In this regard, it is fitting that The Shard tower – yes, the one that looks like a villain in one of these films, the one designed to be “a shard of glass through the heart of historic London” (in the words of its architect Renzo Piano), they one they inaugurated by cladding in Technicolor red light so it could be that heart’s dagger, the one where, in a moment of such non-simultaneity as to make Blochians weep with joy, a fox was found living in the unfinished hull, 72 stories above the street – was built in these years of this shard cinema and is nowhere to be found in this scene.
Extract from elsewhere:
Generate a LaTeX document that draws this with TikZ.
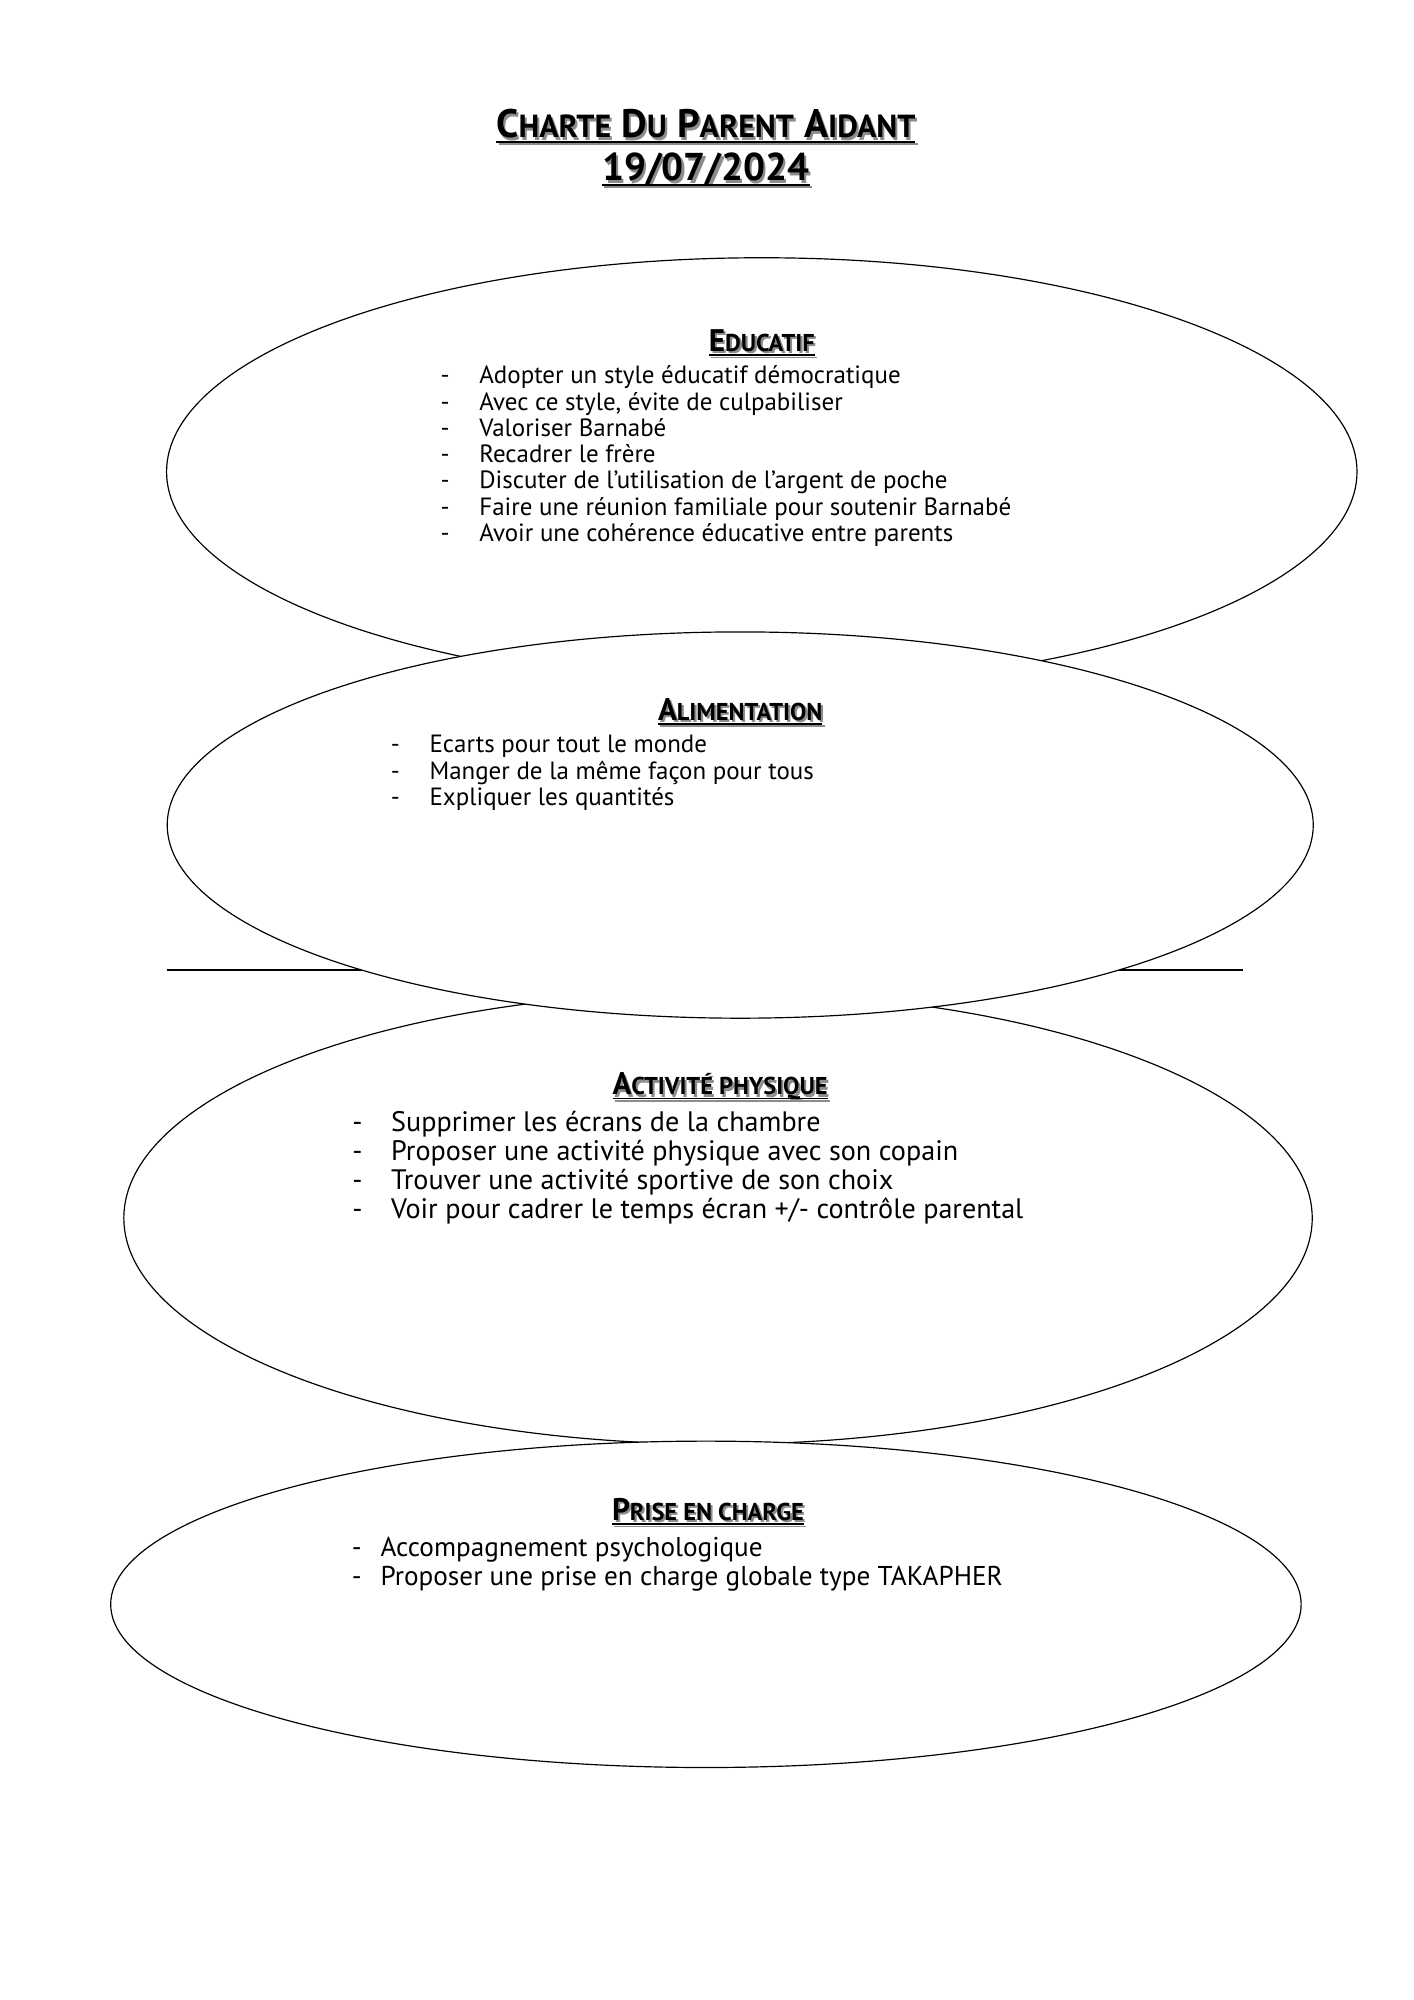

The reason is simple enough: The Shard opened to the public in February 2013 while Retaliation – slated to come out in June 2012, pushed back just to amp up promotion and convert to 3-D building wasn’t finished until February of 2013 – had its principal photography start in fall 2011. But by that fall, The Shard was already a good 801 feet high, missing only its last fifth of steel spire there to snag the tallest building in the EU prize. Yet in Retaliation, no Shard in sight, except in its absence, insofar as the first shot of London just prior to impact is from on high, angling northwest past the London Eye ferris wheel to the other side of the Thames: from, that is, a position that may as well be from the top of The Shard.
This is a POV onto the breaking of London into the plates of surface it was already constructed to be, from the top of a building that makes this very principle into architecture. Just a splinter bundled taut in surface, a glass scarf raised to heights achievable solely by gargantuan feats of capital, a thing nobody wanted from the start and resisting full occupancy because it was always the heart-staking that mattered anyway, a building already adequate to the unmaking it calls out for, joining the chorus of requests made to foxes or any other illegal thing.